## [What is asked]
Without the pictures, extract every line from the start of the material to the line containing "blue_y = [0.0459, 0.0819, 0.0628, 0.0773, 0.0897, 0.002, 0.001]", both ends included.

## [Data]

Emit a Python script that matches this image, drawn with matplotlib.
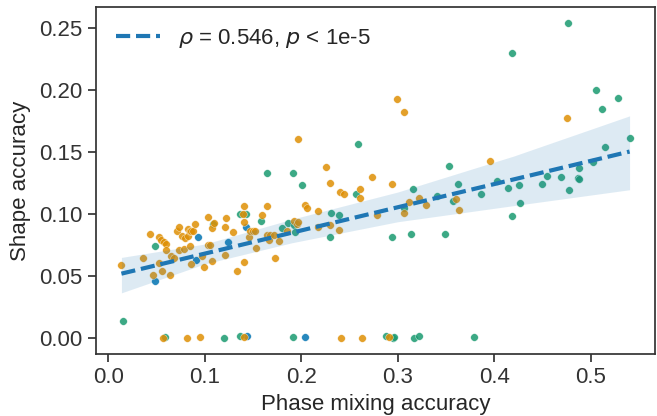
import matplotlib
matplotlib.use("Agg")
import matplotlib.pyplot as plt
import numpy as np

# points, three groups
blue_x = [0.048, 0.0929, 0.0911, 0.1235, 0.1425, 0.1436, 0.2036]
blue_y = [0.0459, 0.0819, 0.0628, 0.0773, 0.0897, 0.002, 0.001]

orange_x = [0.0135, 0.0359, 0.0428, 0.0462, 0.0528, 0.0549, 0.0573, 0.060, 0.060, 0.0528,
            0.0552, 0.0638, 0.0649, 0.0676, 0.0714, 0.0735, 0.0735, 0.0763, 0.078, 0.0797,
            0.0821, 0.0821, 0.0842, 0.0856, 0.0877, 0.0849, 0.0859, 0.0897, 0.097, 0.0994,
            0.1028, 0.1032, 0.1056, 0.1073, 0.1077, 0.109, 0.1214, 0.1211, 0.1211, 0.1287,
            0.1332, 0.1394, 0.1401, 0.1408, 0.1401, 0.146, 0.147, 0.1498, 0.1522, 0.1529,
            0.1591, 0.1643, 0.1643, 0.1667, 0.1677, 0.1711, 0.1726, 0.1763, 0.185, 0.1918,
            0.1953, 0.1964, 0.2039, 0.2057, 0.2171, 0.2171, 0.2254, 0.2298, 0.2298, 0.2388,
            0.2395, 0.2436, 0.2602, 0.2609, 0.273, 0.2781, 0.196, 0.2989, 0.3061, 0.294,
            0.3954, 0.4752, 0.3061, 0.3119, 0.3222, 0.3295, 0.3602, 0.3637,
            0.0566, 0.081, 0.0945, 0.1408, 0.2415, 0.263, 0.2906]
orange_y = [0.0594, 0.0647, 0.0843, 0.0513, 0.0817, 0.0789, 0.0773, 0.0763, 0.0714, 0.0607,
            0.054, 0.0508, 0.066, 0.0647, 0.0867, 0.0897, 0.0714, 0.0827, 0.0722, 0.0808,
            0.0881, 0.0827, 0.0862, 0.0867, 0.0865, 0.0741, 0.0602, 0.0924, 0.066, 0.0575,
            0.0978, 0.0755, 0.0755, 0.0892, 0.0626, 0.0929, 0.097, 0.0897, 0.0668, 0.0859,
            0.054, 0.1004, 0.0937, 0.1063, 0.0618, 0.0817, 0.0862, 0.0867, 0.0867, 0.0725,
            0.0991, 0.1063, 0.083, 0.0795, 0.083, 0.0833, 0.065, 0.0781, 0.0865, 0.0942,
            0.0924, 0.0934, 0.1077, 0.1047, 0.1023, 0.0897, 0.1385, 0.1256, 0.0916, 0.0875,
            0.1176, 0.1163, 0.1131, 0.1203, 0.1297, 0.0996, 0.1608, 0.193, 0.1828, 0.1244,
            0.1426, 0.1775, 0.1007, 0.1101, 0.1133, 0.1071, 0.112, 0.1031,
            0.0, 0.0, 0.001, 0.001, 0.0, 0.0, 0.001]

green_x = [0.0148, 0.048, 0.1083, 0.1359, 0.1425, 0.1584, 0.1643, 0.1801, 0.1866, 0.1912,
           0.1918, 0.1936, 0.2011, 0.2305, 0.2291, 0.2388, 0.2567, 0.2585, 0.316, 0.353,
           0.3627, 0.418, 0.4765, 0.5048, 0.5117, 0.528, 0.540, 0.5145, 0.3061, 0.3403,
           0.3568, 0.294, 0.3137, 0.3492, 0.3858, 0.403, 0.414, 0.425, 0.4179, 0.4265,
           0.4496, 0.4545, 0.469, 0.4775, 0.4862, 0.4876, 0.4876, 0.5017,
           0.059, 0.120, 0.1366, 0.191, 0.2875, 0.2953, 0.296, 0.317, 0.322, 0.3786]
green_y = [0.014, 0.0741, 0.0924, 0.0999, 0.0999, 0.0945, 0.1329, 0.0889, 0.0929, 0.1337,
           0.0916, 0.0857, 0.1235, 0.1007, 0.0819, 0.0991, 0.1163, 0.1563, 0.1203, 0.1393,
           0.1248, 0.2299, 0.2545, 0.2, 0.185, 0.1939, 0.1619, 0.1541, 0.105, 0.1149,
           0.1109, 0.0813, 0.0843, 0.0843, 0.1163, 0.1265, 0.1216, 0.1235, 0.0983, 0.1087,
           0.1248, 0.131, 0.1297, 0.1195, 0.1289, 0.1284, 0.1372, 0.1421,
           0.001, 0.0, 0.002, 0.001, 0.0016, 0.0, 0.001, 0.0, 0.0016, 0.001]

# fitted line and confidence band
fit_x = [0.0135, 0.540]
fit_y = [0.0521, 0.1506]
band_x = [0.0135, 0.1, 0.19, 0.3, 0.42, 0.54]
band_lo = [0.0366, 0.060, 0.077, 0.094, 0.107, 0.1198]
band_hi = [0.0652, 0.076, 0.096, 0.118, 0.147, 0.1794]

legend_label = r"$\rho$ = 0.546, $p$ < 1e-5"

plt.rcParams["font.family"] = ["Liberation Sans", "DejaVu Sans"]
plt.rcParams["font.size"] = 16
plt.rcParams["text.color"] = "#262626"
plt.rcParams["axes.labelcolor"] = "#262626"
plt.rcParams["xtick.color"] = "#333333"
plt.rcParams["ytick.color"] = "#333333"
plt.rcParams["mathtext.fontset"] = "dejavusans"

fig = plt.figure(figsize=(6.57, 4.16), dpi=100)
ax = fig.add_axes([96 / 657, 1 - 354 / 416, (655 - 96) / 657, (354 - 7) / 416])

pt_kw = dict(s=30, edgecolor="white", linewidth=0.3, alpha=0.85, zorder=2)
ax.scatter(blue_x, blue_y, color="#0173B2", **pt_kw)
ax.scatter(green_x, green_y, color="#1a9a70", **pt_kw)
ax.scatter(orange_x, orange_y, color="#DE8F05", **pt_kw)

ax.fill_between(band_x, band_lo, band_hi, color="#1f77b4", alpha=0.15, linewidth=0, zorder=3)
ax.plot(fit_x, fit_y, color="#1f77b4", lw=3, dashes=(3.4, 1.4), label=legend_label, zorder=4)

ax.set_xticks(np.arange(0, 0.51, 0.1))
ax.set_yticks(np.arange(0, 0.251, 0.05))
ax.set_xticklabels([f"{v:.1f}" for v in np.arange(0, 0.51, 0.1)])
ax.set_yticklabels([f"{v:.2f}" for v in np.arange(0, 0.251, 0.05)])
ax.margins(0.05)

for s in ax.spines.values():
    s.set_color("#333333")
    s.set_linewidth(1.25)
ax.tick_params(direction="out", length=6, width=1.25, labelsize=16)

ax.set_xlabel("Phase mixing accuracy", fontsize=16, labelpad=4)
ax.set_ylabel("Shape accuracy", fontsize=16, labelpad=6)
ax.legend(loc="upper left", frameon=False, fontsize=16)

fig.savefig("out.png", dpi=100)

## [Response below]
Emit a Python script that matches this image, drawn with matplotlib.
import matplotlib
matplotlib.use("Agg")
import matplotlib.pyplot as plt
import numpy as np

# points, three groups
blue_x = [0.048, 0.0929, 0.0911, 0.1235, 0.1425, 0.1436, 0.2036]
blue_y = [0.0459, 0.0819, 0.0628, 0.0773, 0.0897, 0.002, 0.001]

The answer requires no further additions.